I shrugged into the resulting ringing silence.

After all that, the rest was an anti-climax. Greta produced two lines of distant appeal – ‘Dear Bethan, please get in touch. I can’t help without more info’ – and it occurred to me, in a snarl of anger, that I had been summoned all the way down to London for this.

I changed it to ‘Bethan A – don’t be afraid – to help I need to know more about you’ and there was some pointless toing and froing (‘Are you suggesting that she should be afraid?’ I snapped at Greta after she had resisted this minor point for a good ten minutes) but in the end the resulting text was something we could both live with.

They also wanted to publish my picture, and as Greta talked, I realized that this was the one good idea that she was likely to have. A picture would give Bethan someone she could connect with. They suggested using the one from the school website, which cast my rather bent nose into unattractive relief, but I had a better idea – Lily dabbled in amateur photography, and could take a black and white one especially for this purpose. I have always found my school photo a little corpse-like, and the death’s head grin I wore wasn’t likely to encourage confidence.

‘There’s nothing wrong with that photo,’ observed Martin, with a gallantry that verged on the confrontational. ‘I like it.’

My heart lifted its head fractionally from where it lay in the basement of my ribcage.

But by the end of the interview, after my initial lively annoyance, I had sunk into a kind of low funk, and I wanted out; away from her, away from him. How foolish of me to think that I would ever escape the low looming shadow of my past, that in any case where it mattered I would ever be taken seriously.
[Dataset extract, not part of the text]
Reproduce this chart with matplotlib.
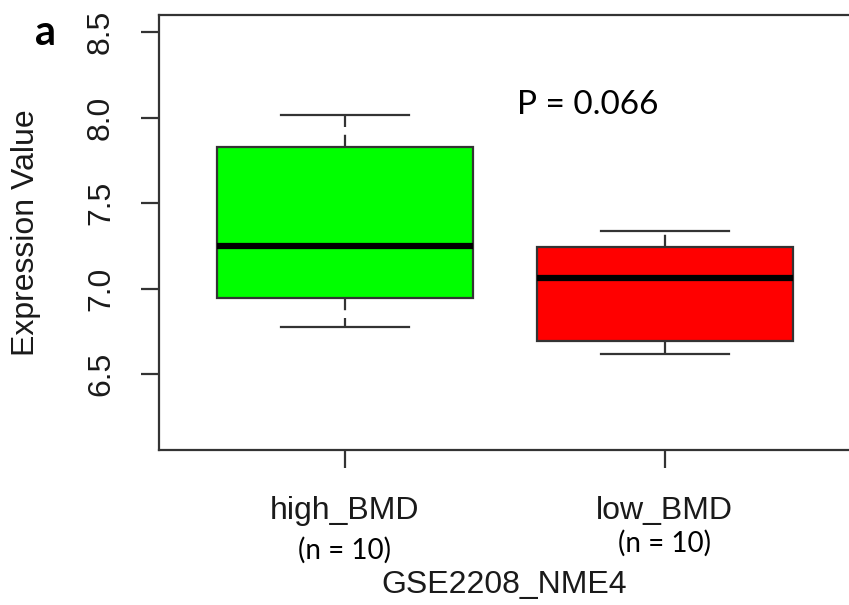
import matplotlib
matplotlib.use("Agg")
import matplotlib.pyplot as plt
import matplotlib.transforms as mtransforms

# ---- data ----
groups = ["high_BMD", "low_BMD"]
counts = ["(n = 10)", "(n = 10)"]
whisker_low = [6.774, 6.617]
q1 = [6.947, 6.693]
medians = [7.250, 7.064]
q3 = [7.830, 7.245]
whisker_high = [8.017, 7.338]
box_colors = ["#00FF00", "#FF0000"]
yticks = [6.5, 7.0, 7.5, 8.0, 8.5]
p_text = "P = 0.066"
xlabel = "GSE2208_NME4"
ylabel = "Expression Value"
panel = "a"

W, H = 849, 605
fig = plt.figure(figsize=(W / 100, H / 100), dpi=100)
fig.patch.set_facecolor("white")

px_per_unit = 320.0
left_px, top_px, bottom_px = 159.0, 15.0, 450.0
xlim = (0.42, 2.58)
ax_w = (xlim[1] - xlim[0]) * px_per_unit
ax = fig.add_axes([left_px / W, (H - bottom_px) / H, ax_w / W, (bottom_px - top_px) / H])

positions = list(range(1, len(groups) + 1))
stats = []
for i, g in enumerate(groups):
    stats.append(dict(label=g, whislo=whisker_low[i], q1=q1[i], med=medians[i],
                      q3=q3[i], whishi=whisker_high[i], fliers=[]))

edge = "#333333"
bp = ax.bxp(stats, positions=positions, widths=0.8, patch_artist=True,
            showfliers=False, capwidths=0.4,
            boxprops=dict(edgecolor=edge, linewidth=1.6),
            whiskerprops=dict(color=edge, linewidth=1.6, linestyle=(0, (5.5, 3.5))),
            capprops=dict(color=edge, linewidth=1.6),
            medianprops=dict(color="black", linewidth=4.5, solid_capstyle="butt"),
            manage_ticks=False)
for patch, c in zip(bp["boxes"], box_colors):
    patch.set_facecolor(c)

ax.set_xlim(*xlim)
ax.set_ylim(6.056, 8.6)

for side in ["left", "bottom", "top"]:
    ax.spines[side].set_color(edge)
    ax.spines[side].set_linewidth(1.6)
ax.spines["right"].set_visible(False)

arial = "Liberation Sans"
txt_color = "#1a1a1a"
ax.set_yticks(yticks)
ax.set_yticklabels([f"{v:.1f}" for v in yticks], rotation=90, va="center",
                   fontsize=23, family=arial, color=txt_color)
ax.set_xticks(positions)
ax.set_xticklabels(groups, fontsize=23, family=arial, color=txt_color)
ax.tick_params(axis="y", length=13, width=1.6, color=edge, pad=18)
ax.tick_params(axis="x", length=13, width=1.6, color=edge, pad=20)

ax.set_xlabel(xlabel, fontsize=23, family=arial, color=txt_color)
ax.xaxis.set_label_coords(0.5, (bottom_px - 585) / (bottom_px - top_px))
ax.xaxis.label.set_va("center")
ax.set_ylabel(ylabel, fontsize=23, family=arial, color=txt_color)
ax.yaxis.set_label_coords((26 - left_px) / ax_w, 0.5)
ax.yaxis.label.set_va("center")

calibri_like = ["Lato", "DejaVu Sans"]
trans = mtransforms.blended_transform_factory(ax.transData, fig.transFigure)
n_y = [(H - 550) / H, (H - 543) / H]
for x, t, yy in zip(positions, counts, n_y):
    ax.text(x, yy, t, transform=trans, ha="center", va="center",
            fontsize=20, family=calibri_like, color="black")

ax.text(1.76, 8.076, p_text, ha="center", va="center", fontsize=24,
        family=calibri_like, color="black")

fig.text(46 / W, (H - 33) / H, panel, ha="center", va="center", fontsize=30,
         fontweight="bold", family=calibri_like, color="black")

fig.savefig("out.png", dpi=100)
And yet, while I sulked as Greta fired off the email with the approved text and Martin stirred to stand up out of his cheap office chair, I could not repent embarking on this journey. Wherever Bethan Avery was, her own misery was greater than mine.

After Greta’s fulsome and false goodbyes, I trudged after Martin back past the twin gorgons at the reception desk and into the lift to the car park. He was silent and thoughtful, and I could feel the mortified blush rising in my cheeks.